-- START OF SUPPLIED RECORDS --
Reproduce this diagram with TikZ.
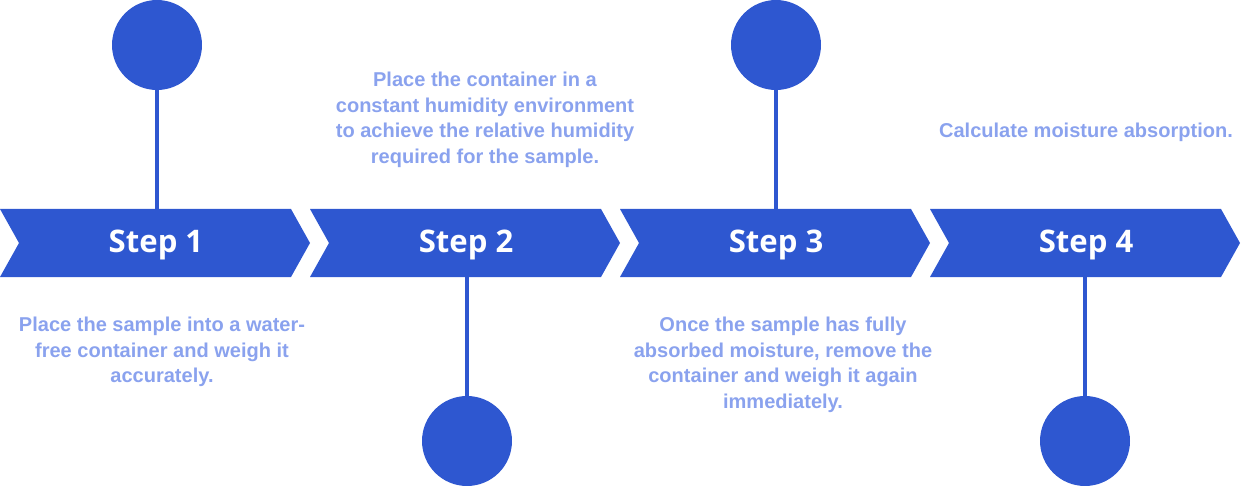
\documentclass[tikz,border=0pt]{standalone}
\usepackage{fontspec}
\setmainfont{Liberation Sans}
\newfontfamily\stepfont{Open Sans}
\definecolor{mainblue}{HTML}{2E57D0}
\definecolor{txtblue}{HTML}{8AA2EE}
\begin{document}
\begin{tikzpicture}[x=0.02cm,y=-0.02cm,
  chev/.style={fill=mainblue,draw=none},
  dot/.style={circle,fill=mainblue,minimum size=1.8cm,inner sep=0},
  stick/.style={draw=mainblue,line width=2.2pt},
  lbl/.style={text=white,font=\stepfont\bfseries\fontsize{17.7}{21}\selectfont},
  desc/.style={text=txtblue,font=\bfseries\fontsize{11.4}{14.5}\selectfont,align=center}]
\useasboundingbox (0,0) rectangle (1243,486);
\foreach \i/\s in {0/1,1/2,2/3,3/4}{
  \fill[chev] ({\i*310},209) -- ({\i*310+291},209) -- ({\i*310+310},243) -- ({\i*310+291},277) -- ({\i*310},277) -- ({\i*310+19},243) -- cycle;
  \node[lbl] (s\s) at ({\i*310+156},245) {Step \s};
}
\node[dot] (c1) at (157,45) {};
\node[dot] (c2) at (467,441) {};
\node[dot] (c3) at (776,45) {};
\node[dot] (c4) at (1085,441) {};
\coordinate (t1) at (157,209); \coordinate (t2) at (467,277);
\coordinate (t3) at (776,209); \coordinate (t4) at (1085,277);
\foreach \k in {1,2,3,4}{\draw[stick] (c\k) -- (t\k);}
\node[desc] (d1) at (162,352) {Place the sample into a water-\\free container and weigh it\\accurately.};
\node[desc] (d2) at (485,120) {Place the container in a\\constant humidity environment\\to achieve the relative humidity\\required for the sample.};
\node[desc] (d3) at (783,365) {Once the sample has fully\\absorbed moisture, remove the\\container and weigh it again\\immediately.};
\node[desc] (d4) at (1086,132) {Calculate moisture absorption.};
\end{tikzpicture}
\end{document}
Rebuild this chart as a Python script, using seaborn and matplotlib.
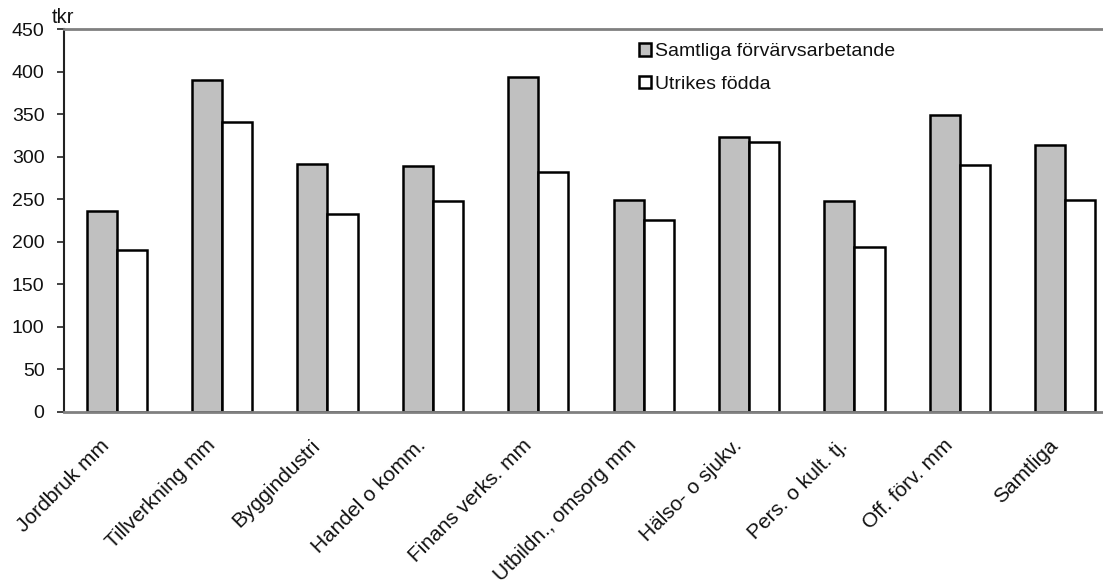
-- END OF SUPPLIED RECORDS --
Report how many lines of the listing hold the word "this", with nothing but the number.

* _TASK SOLUTION_
2